### DESCRIPTION OF THE TASK
Below is a listing; reproduce each line of it exactly.

### INFORMATION SHOWN

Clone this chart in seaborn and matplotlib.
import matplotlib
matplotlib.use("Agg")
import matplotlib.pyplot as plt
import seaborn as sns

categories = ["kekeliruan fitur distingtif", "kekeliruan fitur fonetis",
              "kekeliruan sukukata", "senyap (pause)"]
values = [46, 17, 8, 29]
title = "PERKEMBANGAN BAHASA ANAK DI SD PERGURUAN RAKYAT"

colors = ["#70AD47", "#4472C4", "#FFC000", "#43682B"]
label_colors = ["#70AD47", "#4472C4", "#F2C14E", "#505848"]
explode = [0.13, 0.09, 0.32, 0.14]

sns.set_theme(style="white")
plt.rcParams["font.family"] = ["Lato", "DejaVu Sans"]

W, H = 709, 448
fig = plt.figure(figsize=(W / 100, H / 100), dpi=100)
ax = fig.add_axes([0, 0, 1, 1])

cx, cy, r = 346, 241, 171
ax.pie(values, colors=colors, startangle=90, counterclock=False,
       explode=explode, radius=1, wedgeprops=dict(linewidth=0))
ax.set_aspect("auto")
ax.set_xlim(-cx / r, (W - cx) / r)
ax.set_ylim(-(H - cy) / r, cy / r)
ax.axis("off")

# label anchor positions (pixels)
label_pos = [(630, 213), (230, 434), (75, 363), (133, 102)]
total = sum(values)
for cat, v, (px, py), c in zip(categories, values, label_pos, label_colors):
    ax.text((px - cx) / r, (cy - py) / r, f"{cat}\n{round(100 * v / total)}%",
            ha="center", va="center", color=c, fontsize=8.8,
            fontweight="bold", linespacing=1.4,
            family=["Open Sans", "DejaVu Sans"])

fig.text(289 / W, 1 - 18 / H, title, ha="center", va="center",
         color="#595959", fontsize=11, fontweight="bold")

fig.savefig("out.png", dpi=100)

### OUTPUT FOR THIS TASK
Clone this chart in seaborn and matplotlib.
import matplotlib
matplotlib.use("Agg")
import matplotlib.pyplot as plt
import seaborn as sns

categories = ["kekeliruan fitur distingtif", "kekeliruan fitur fonetis",
              "kekeliruan sukukata", "senyap (pause)"]
values = [46, 17, 8, 29]
title = "PERKEMBANGAN BAHASA ANAK DI SD PERGURUAN RAKYAT"

colors = ["#70AD47", "#4472C4", "#FFC000", "#43682B"]
label_colors = ["#70AD47", "#4472C4", "#F2C14E", "#505848"]
explode = [0.13, 0.09, 0.32, 0.14]

sns.set_theme(style="white")
plt.rcParams["font.family"] = ["Lato", "DejaVu Sans"]

W, H = 709, 448
fig = plt.figure(figsize=(W / 100, H / 100), dpi=100)
ax = fig.add_axes([0, 0, 1, 1])

cx, cy, r = 346, 241, 171
ax.pie(values, colors=colors, startangle=90, counterclock=False,
       explode=explode, radius=1, wedgeprops=dict(linewidth=0))
ax.set_aspect("auto")
ax.set_xlim(-cx / r, (W - cx) / r)
ax.set_ylim(-(H - cy) / r, cy / r)
ax.axis("off")

# label anchor positions (pixels)
label_pos = [(630, 213), (230, 434), (75, 363), (133, 102)]
total = sum(values)
for cat, v, (px, py), c in zip(categories, values, label_pos, label_colors):
    ax.text((px - cx) / r, (cy - py) / r, f"{cat}\n{round(100 * v / total)}%",
            ha="center", va="center", color=c, fontsize=8.8,
            fontweight="bold", linespacing=1.4,
            family=["Open Sans", "DejaVu Sans"])

fig.text(289 / W, 1 - 18 / H, title, ha="center", va="center",
         color="#595959", fontsize=11, fontweight="bold")

fig.savefig("out.png", dpi=100)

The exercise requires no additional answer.